#### Provided data
start

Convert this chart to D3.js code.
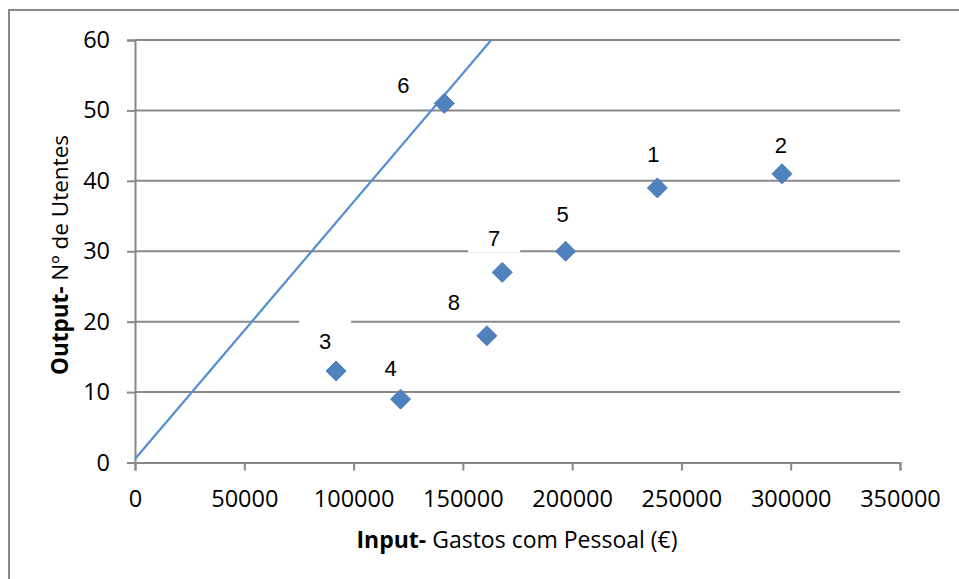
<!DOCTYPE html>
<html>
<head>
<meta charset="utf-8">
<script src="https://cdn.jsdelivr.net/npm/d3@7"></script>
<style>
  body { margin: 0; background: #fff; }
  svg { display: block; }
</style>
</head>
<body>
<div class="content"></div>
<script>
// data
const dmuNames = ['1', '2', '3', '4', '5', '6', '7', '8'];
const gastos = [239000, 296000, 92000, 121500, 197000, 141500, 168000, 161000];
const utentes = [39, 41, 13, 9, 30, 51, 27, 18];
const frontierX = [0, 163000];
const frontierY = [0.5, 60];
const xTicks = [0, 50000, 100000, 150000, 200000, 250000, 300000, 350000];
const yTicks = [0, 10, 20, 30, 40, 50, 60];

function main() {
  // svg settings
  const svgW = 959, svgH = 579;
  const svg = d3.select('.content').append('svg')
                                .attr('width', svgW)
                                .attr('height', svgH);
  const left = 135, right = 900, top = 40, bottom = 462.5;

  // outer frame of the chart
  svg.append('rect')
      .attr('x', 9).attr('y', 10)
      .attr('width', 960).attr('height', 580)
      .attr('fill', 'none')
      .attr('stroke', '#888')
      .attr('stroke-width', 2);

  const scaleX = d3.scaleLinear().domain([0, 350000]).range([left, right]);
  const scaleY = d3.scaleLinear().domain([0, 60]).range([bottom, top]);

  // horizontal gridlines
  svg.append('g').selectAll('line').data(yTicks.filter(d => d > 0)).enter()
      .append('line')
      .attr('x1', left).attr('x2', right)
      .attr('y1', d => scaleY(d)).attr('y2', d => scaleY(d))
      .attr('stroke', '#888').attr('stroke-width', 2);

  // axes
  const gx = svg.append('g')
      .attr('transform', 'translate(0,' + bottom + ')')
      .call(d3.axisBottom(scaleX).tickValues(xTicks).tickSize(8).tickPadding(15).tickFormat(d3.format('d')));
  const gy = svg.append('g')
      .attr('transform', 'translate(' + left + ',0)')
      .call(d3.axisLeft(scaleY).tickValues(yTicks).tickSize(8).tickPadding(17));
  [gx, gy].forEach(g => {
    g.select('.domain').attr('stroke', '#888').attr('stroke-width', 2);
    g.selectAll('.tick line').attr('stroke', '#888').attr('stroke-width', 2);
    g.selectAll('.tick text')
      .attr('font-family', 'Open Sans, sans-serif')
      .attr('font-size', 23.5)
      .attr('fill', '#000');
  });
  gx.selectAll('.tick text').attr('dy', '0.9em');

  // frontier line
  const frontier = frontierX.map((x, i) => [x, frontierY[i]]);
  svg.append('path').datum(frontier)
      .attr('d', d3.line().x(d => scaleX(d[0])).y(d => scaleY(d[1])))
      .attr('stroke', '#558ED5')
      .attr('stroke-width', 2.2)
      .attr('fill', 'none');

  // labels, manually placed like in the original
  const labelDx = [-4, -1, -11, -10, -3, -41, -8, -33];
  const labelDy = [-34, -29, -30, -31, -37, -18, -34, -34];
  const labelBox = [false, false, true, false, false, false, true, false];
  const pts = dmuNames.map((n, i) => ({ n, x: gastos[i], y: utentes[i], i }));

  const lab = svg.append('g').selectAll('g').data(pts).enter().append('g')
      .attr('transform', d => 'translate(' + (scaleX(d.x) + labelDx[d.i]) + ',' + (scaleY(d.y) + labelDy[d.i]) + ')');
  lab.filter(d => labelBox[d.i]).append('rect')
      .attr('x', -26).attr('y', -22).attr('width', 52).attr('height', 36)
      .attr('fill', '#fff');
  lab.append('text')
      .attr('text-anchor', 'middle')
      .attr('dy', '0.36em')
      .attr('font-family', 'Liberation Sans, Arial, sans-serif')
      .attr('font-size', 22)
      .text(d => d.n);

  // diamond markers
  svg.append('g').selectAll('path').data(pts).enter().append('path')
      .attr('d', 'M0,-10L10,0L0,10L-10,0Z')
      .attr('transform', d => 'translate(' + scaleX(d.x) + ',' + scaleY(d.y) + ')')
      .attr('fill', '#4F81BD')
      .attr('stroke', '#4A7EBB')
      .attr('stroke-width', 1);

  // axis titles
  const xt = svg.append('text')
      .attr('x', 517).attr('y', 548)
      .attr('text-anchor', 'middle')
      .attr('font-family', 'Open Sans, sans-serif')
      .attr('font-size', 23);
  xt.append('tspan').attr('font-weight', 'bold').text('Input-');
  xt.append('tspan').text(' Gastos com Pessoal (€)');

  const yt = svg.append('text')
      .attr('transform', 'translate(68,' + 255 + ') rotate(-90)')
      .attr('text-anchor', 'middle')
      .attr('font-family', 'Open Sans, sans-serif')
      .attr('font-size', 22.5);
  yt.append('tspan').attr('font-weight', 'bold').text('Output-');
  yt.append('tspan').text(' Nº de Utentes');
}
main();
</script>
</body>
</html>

end

#### Task requirements
State the count of lines holding the string "chart" in the listing above, and nothing else.

#### In response
2